In solitary, he spent his days in prayer and writing bootlegged letters to his parishioners. 

He felt an urgency to do what he could. In a horrid desert of war and holocaust, he could feel despair calling out for comfort, faint courage needing strength, and perplexity yearning for understanding.

From his cell, Delp wrote a lot about Advent, about how it should shake us from our stupor and sensitize us to the suffering in the world.

His Advent was not just about the coming birth of the Child, but our participation in that still unfolding revelation of God that began one Holy Night.
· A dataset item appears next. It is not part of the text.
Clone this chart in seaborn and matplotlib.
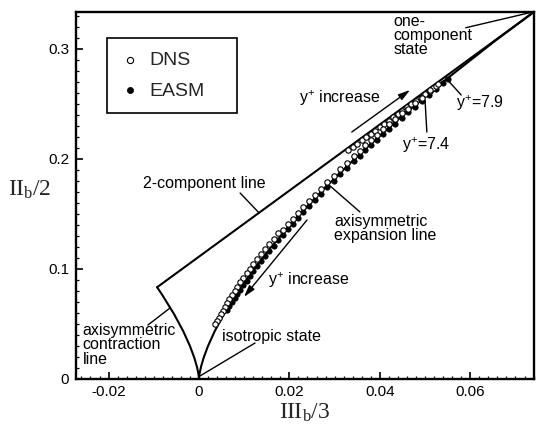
import matplotlib
matplotlib.use("Agg")
import matplotlib.pyplot as plt
import seaborn as sns
import pandas as pd
from matplotlib.ticker import MultipleLocator

# ---------------- boundary curves of the anisotropy-invariant map ----------------
exp_x = [0, 0.000016, 0.000128, 0.000432, 0.001024, 0.002, 0.003456, 0.005488,
         0.008192, 0.011664, 0.016, 0.021296, 0.027648, 0.035152, 0.043904,
         0.054, 0.065536, 0.074074]
exp_y = [0, 0.0012, 0.0048, 0.0108, 0.0192, 0.03, 0.0432, 0.0588, 0.0768,
         0.0972, 0.12, 0.1452, 0.1728, 0.2028, 0.2352, 0.27, 0.3072, 0.333333]
con_x = [0, -0.000016, -0.000128, -0.000432, -0.001024, -0.002, -0.003456,
         -0.005488, -0.008192, -0.009259]
con_y = [0, 0.0012, 0.0048, 0.0108, 0.0192, 0.03, 0.0432, 0.0588, 0.0768,
         0.083333]
two_x = [-0.009259, 0.074074]
two_y = [0.083333, 0.333333]

# ---------------- DNS (open circles) ----------------
dns_x = [0.0330, 0.0340, 0.0350, 0.0360, 0.0370, 0.0380, 0.0390, 0.0400,
         0.0410, 0.0420, 0.0430, 0.0440, 0.0450, 0.0460, 0.0470, 0.0480,
         0.0490, 0.0500, 0.0510, 0.0518, 0.0525,
         0.052927, 0.051, 0.049284, 0.047776, 0.046298, 0.044852, 0.043435,
         0.042049, 0.040693, 0.039366, 0.038068, 0.036799, 0.035559, 0.034347,
         0.032774, 0.03125, 0.029774, 0.028345, 0.026963, 0.025626, 0.024334,
         0.023086, 0.02188, 0.02072, 0.019601, 0.018522,
         0.017484, 0.016485, 0.015525, 0.014603, 0.013718, 0.01287, 0.012057,
         0.01128, 0.010536, 0.009826, 0.009149, 0.008503, 0.007889, 0.007305,
         0.00675, 0.006224, 0.005727, 0.005256, 0.004812, 0.004394, 0.004001,
         0.003632]
dns_y = [0.2076, 0.2106, 0.2136, 0.2166, 0.2196, 0.2226, 0.2256, 0.2286,
         0.2316, 0.2346, 0.2376, 0.2406, 0.2436, 0.2466, 0.2496, 0.2526,
         0.2556, 0.2586, 0.2616, 0.2640, 0.2661,
         0.26791, 0.26220, 0.25554, 0.25033, 0.24518, 0.24157, 0.23652,
         0.23153, 0.22659, 0.2217, 0.21687, 0.21209, 0.20736, 0.20269,
         0.19655, 0.1905, 0.18455, 0.17869, 0.17293, 0.16727, 0.1617,
         0.15623, 0.15085, 0.14557, 0.14039, 0.1353,
         0.13231, 0.12741, 0.12261, 0.11791, 0.1133, 0.10879, 0.10437,
         0.10005, 0.09583, 0.0917, 0.08767, 0.08373, 0.07989, 0.07615,
         0.0725, 0.06895, 0.06549, 0.06213, 0.05887, 0.0557, 0.05263,
         0.04965]

# ---------------- EASM (filled circles) ----------------
easm_x = [0.006224, 0.00675, 0.007305, 0.007889, 0.008503, 0.009149, 0.009826,
          0.010536, 0.01128, 0.012057, 0.01287, 0.013718, 0.014603, 0.015525,
          0.016485, 0.017484, 0.018522, 0.019601, 0.02072, 0.021882, 0.023086,
          0.024334, 0.025626, 0.026963, 0.028345, 0.029774, 0.03125, 0.032774,
          0.034347, 0.035559, 0.036799, 0.038068, 0.039366, 0.040693, 0.042049,
          0.043435, 0.044852, 0.046298, 0.047776, 0.049284, 0.050824, 0.052396,
          0.054, 0.055087]
easm_y = [0.06245, 0.066, 0.06965, 0.07339, 0.07723, 0.08117, 0.0852,
          0.08933, 0.09355, 0.09787, 0.10229, 0.1068, 0.11141, 0.11611,
          0.12091, 0.12581, 0.1308, 0.13589, 0.14107, 0.14635, 0.15173,
          0.1572, 0.16277, 0.16843, 0.17419, 0.18005, 0.186, 0.19205,
          0.19819, 0.20286, 0.20759, 0.21237, 0.2172, 0.22209, 0.22703,
          0.23202, 0.23707, 0.24218, 0.24733, 0.25254, 0.25781, 0.26313,
          0.2685, 0.27211]

xticks = [-0.02, 0, 0.02, 0.04, 0.06]
xtick_labels = ["-0.02", "0", "0.02", "0.04", "0.06"]
yticks = [0, 0.1, 0.2, 0.3]
ytick_labels = ["0", "0.1", "0.2", "0.3"]

sns.set_style("ticks")
plt.rcParams["font.family"] = ["Liberation Sans", "DejaVu Sans"]
plt.rcParams["mathtext.fontset"] = "custom"
plt.rcParams["mathtext.rm"] = "Liberation Serif"
plt.rcParams["mathtext.it"] = "Liberation Serif:italic"
plt.rcParams["mathtext.bf"] = "Liberation Serif:bold"
plt.rcParams["mathtext.sf"] = "Liberation Sans"
plt.rcParams["axes.unicode_minus"] = False

fig = plt.figure(figsize=(5.36, 4.26), dpi=100)
ax = fig.add_axes([76 / 536, 47 / 426, 458 / 536, 367 / 426])

for bx, by in [(exp_x, exp_y), (con_x, con_y), (two_x, two_y)]:
    sns.lineplot(x=bx, y=by, sort=False, estimator=None, color="black",
                 lw=1.5, ax=ax, legend=False)

df_easm = pd.DataFrame({"x": easm_x, "y": easm_y})
df_dns = pd.DataFrame({"x": dns_x, "y": dns_y})
sns.scatterplot(data=df_dns, x="x", y="y", ax=ax, marker="o", s=15,
                facecolor="white", edgecolor="black", linewidth=0.8,
                label="DNS", zorder=4)
sns.scatterplot(data=df_easm, x="x", y="y", ax=ax, marker="o", s=15,
                color="black", edgecolor="black", linewidth=0.5,
                label="EASM", zorder=3)

ax.set_xlim(-0.0272, 0.0741)
ax.set_ylim(0, 0.3333)
ax.set_xticks(xticks)
ax.set_xticklabels(xtick_labels)
ax.set_yticks(yticks)
ax.set_yticklabels(ytick_labels)
ax.xaxis.set_minor_locator(MultipleLocator(0.002))
ax.yaxis.set_minor_locator(MultipleLocator(0.01))
ax.tick_params(which="both", direction="in", top=False, right=False,
               colors="black", labelsize=11)
ax.tick_params(which="major", length=5, width=1.2)
ax.tick_params(which="minor", length=2.5, width=0.9)
ax.tick_params(axis="x", pad=4)
ax.tick_params(axis="y", pad=5)
for sp in ax.spines.values():
    sp.set_linewidth(1.7)
    sp.set_color("black")

ax.set_xlabel(r"$\mathrm{III}_{\mathrm{b}}\mathrm{/3}$", fontsize=17, labelpad=2)
ax.set_ylabel(r"$\mathrm{II}_{\mathrm{b}}\mathrm{/2}$", fontsize=17,
              rotation=0, ha="center", va="center")
ax.yaxis.set_label_coords(-0.10, 0.515)

leg = ax.legend(loc="upper left", bbox_to_anchor=(0.0677, 0.725, 0.284, 0.204),
                mode="expand", borderaxespad=0, fancybox=False, frameon=True,
                edgecolor="black", fontsize=14, handlelength=1.0,
                handletextpad=0.5, borderpad=0.7, labelspacing=0.65,
                markerscale=1.15)
leg.get_frame().set_linewidth(1.2)
leg.get_frame().set_alpha(1)

fs = 11.5
txt = dict(fontsize=fs, color="black")
line = dict(arrowstyle="-", color="black", lw=1.0, shrinkA=0, shrinkB=0)
arrow = dict(arrowstyle="-|>,head_length=0.7,head_width=0.2", color="black",
             lw=1.0, shrinkA=0, shrinkB=0)

ax.text(0.0431, 0.3318, "one-\ncomponent\nstate", ha="left", va="top",
        linespacing=0.95, **txt)
ax.annotate("", xy=(0.0735, 0.3330), xytext=(0.0590, 0.3190), arrowprops=line)

ax.text(0.0221, 0.2552, r"y$^{\mathsf{+}}$ increase", ha="left", va="center", **txt)
ax.annotate("", xy=(0.0467, 0.2625), xytext=(0.0338, 0.2243), arrowprops=arrow)

ax.text(0.0449, 0.2134, r"y$^{\mathsf{+}}$=7.4", ha="left", va="center", **txt)
ax.annotate("", xy=(0.0500, 0.2534), xytext=(0.0504, 0.2243), arrowprops=line)

ax.text(0.0568, 0.2507, r"y$^{\mathsf{+}}$=7.9", ha="left", va="center", **txt)
ax.annotate("", xy=(0.0546, 0.2734), xytext=(0.0580, 0.2579), arrowprops=line)

ax.text(-0.0124, 0.178, "2-component line", ha="left", va="center", **txt)
ax.annotate("", xy=(0.0133, 0.1508), xytext=(0.0091, 0.1689), arrowprops=line)

ax.text(0.0299, 0.150, "axisymmetric\nexpansion line", ha="left", va="top",
        linespacing=0.95, **txt)
ax.annotate("", xy=(0.0356, 0.1517), xytext=(0.0285, 0.1771), arrowprops=line)

ax.text(0.0153, 0.0908, r"y$^{\mathsf{+}}$ increase", ha="left", va="center", **txt)
ax.annotate("", xy=(0.00995, 0.0745), xytext=(0.0239, 0.1444), arrowprops=arrow)

ax.text(0.0051, 0.039, "isotropic state", ha="left", va="center", **txt)
ax.annotate("", xy=(0.0002, 0.0027), xytext=(0.0124, 0.0327), arrowprops=line)

ax.text(-0.0257, 0.051, "axisymmetric\ncontraction\nline", ha="left", va="top",
        linespacing=0.95, **txt)
ax.annotate("", xy=(-0.0064, 0.0645), xytext=(-0.0113, 0.049), arrowprops=line)

fig.savefig("out.png", dpi=100)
For Delp, the Advent Road, the way of the Lord through the desert, was the path of freedom. 

Awaiting death, he found a new freedom, one more profound than its impostor posing as “do what I want.”

His freedom road demanded a toll of humility, compassion and generosity. He considered that a small price for an authentic encounter with self, with others and with God.

A mystic according to some, Delp believed he found himself in heaven before he died — not a place or a period of time, but a conscious union with God brought about by prayer and love.

In his desert he wrote, “This is seed time, not harvest. God sows the seed and some time or other He will do the reaping. The only thing I must do is make sure the seed falls on fertile ground.”

His last line should have ended with an exclamation point! Punctuation matters.